- **Job**:
Scan the records below for the line with "Clone this chart in matplotlib." and the line with "offsets = [-0.245, 0, 0.245]", and retype that range exactly, both ends included, pictures excepted.

- **Records for the exercise**:
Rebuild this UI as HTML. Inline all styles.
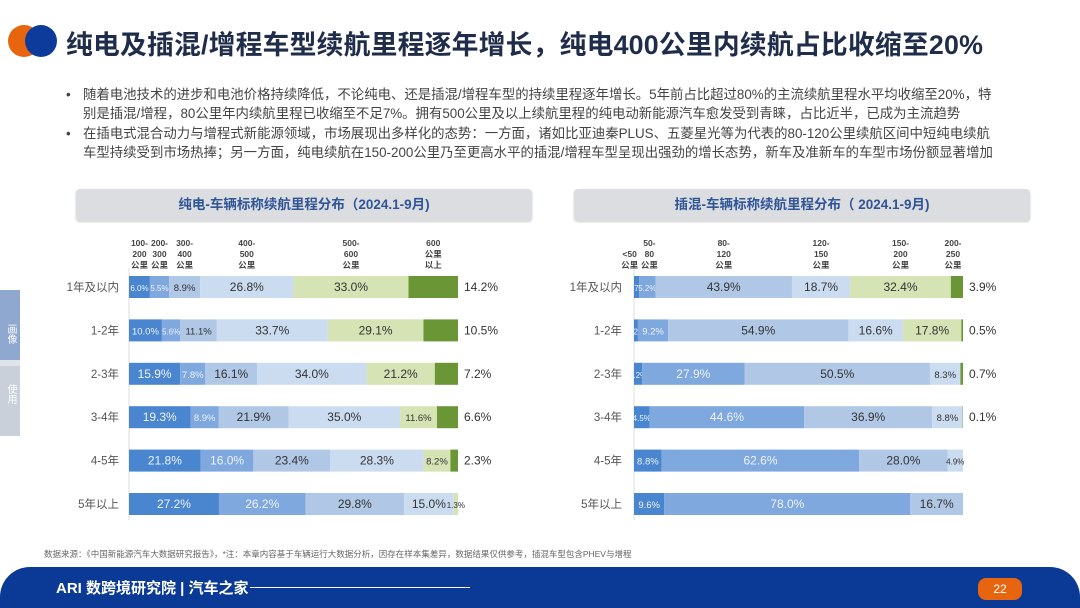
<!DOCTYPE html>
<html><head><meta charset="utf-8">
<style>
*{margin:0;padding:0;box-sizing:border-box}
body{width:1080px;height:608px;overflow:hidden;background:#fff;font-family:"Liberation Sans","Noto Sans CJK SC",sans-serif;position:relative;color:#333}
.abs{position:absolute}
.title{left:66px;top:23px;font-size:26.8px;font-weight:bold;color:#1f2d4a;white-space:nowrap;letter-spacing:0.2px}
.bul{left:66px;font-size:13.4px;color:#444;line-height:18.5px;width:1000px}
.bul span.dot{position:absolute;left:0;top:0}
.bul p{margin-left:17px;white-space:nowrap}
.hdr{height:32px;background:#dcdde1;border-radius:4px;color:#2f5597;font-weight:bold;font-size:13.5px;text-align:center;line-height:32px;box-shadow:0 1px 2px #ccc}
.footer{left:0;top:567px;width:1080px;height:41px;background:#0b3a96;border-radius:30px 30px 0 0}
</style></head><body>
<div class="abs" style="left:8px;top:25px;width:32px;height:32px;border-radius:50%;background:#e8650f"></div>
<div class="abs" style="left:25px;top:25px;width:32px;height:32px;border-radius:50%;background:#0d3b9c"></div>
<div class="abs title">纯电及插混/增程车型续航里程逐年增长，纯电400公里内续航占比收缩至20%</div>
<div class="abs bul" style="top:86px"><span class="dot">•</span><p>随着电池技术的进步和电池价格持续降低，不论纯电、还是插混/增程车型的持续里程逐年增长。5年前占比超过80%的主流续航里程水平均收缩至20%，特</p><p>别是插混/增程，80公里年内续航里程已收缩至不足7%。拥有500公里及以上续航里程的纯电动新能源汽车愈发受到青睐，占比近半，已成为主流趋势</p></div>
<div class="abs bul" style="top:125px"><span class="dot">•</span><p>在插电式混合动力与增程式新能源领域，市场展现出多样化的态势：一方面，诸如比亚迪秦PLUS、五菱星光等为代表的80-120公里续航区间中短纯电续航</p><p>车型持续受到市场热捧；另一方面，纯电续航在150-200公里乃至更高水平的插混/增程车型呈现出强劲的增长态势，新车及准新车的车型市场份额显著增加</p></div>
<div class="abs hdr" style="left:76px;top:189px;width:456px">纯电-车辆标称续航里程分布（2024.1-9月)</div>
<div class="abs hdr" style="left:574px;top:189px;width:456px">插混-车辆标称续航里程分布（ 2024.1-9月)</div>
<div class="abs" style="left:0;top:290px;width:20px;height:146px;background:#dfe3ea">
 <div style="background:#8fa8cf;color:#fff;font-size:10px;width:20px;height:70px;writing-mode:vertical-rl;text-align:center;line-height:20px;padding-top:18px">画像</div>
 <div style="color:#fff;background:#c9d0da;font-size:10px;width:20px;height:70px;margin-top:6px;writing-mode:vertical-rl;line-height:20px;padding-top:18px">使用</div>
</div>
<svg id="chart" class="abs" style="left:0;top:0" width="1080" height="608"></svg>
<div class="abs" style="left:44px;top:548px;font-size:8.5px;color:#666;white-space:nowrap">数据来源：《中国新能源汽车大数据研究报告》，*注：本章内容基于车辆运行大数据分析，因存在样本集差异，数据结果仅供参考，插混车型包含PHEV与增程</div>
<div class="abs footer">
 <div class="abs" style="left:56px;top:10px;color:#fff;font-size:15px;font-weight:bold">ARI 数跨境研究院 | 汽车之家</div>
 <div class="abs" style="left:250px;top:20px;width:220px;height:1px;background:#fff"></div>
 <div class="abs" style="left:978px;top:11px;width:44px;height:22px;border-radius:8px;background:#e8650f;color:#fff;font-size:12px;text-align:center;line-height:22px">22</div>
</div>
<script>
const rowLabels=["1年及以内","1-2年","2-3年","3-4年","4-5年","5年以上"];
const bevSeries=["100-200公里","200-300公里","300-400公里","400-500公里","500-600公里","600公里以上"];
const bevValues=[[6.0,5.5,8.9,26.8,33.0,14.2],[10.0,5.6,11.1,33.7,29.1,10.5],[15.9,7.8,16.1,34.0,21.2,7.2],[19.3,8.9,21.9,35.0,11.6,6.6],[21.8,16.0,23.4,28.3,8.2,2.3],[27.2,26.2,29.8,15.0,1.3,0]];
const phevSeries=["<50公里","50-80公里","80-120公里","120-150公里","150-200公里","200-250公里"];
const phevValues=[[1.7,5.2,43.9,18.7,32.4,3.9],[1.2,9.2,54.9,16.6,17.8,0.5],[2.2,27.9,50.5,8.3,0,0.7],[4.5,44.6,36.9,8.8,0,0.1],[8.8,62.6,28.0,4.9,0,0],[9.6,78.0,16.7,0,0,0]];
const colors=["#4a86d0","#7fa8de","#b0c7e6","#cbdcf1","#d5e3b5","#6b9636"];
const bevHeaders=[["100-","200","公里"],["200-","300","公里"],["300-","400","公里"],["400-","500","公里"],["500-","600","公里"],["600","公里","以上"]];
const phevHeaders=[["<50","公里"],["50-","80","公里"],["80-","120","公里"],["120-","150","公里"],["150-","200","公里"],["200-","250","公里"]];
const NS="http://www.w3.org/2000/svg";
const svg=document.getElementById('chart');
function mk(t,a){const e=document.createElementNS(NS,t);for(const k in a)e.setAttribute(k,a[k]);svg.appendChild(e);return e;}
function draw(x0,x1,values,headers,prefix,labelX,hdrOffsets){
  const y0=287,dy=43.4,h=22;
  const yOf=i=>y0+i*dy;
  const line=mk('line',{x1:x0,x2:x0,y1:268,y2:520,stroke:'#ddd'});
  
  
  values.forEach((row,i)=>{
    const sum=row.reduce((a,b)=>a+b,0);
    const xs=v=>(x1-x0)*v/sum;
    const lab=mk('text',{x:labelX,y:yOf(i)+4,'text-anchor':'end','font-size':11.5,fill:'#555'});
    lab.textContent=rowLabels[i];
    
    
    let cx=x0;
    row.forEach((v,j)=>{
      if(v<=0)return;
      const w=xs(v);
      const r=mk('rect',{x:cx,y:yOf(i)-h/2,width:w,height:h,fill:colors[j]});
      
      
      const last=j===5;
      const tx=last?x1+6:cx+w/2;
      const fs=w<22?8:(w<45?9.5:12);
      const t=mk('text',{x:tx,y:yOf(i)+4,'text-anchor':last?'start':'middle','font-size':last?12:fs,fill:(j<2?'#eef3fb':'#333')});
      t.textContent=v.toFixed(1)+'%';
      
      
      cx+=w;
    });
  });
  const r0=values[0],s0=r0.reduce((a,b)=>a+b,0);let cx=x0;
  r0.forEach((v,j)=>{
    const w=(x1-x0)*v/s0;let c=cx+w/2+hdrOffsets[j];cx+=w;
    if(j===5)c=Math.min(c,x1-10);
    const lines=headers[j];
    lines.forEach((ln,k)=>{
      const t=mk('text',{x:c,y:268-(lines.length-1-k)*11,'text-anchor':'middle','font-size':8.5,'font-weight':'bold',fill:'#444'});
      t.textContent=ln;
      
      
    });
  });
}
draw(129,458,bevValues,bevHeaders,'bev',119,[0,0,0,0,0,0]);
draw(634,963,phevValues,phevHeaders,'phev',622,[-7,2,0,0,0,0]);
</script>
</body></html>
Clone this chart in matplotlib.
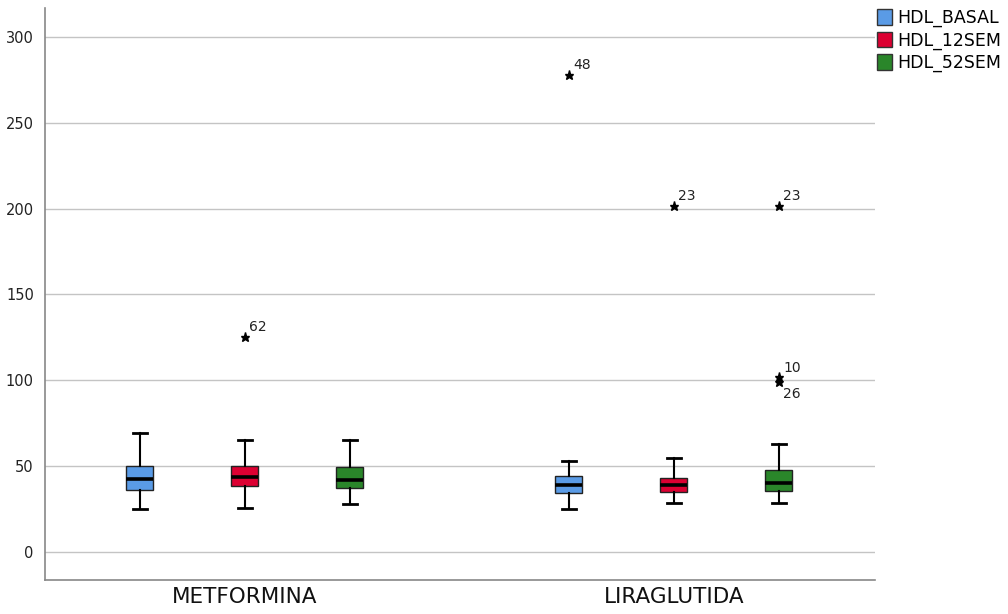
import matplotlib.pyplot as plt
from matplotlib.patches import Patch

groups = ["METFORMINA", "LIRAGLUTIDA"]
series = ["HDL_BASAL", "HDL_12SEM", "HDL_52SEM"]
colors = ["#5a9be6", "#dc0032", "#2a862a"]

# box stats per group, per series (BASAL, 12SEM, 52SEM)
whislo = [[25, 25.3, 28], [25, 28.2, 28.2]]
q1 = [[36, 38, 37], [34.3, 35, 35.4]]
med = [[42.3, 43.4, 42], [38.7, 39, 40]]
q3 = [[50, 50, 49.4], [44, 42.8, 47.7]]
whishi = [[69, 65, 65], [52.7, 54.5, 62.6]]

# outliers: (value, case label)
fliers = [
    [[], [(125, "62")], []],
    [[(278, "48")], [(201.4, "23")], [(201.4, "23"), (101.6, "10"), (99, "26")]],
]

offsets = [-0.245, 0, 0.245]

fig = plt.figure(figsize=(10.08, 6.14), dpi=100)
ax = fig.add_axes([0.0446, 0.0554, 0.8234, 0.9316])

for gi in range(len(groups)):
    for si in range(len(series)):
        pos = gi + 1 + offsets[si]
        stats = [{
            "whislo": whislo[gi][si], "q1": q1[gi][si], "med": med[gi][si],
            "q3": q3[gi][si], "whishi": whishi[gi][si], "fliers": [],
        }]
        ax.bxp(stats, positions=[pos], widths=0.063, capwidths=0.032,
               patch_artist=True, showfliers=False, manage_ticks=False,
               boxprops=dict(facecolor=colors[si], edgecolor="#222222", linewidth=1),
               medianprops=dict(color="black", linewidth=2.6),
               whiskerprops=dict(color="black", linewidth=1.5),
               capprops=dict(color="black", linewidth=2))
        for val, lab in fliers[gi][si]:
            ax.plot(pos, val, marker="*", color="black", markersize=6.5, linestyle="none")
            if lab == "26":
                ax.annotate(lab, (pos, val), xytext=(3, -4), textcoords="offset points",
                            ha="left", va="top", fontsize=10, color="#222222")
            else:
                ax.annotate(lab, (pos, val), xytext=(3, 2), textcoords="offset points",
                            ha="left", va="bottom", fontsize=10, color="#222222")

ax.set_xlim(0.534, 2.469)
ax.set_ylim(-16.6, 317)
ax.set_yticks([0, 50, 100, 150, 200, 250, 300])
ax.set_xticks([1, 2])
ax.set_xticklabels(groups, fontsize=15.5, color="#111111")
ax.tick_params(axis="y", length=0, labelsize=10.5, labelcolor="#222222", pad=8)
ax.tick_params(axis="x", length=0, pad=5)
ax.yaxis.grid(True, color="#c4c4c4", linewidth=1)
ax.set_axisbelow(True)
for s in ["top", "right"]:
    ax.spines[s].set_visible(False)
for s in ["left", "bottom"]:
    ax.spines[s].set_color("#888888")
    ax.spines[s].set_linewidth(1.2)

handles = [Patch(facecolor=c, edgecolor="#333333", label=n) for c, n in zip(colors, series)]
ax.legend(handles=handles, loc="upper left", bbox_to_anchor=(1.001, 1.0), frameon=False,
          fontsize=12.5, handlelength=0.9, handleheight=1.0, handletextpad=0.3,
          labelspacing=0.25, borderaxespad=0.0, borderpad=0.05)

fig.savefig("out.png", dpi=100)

- **Solution for this task**:
Clone this chart in matplotlib.
import matplotlib.pyplot as plt
from matplotlib.patches import Patch

groups = ["METFORMINA", "LIRAGLUTIDA"]
series = ["HDL_BASAL", "HDL_12SEM", "HDL_52SEM"]
colors = ["#5a9be6", "#dc0032", "#2a862a"]

# box stats per group, per series (BASAL, 12SEM, 52SEM)
whislo = [[25, 25.3, 28], [25, 28.2, 28.2]]
q1 = [[36, 38, 37], [34.3, 35, 35.4]]
med = [[42.3, 43.4, 42], [38.7, 39, 40]]
q3 = [[50, 50, 49.4], [44, 42.8, 47.7]]
whishi = [[69, 65, 65], [52.7, 54.5, 62.6]]

# outliers: (value, case label)
fliers = [
    [[], [(125, "62")], []],
    [[(278, "48")], [(201.4, "23")], [(201.4, "23"), (101.6, "10"), (99, "26")]],
]

offsets = [-0.245, 0, 0.245]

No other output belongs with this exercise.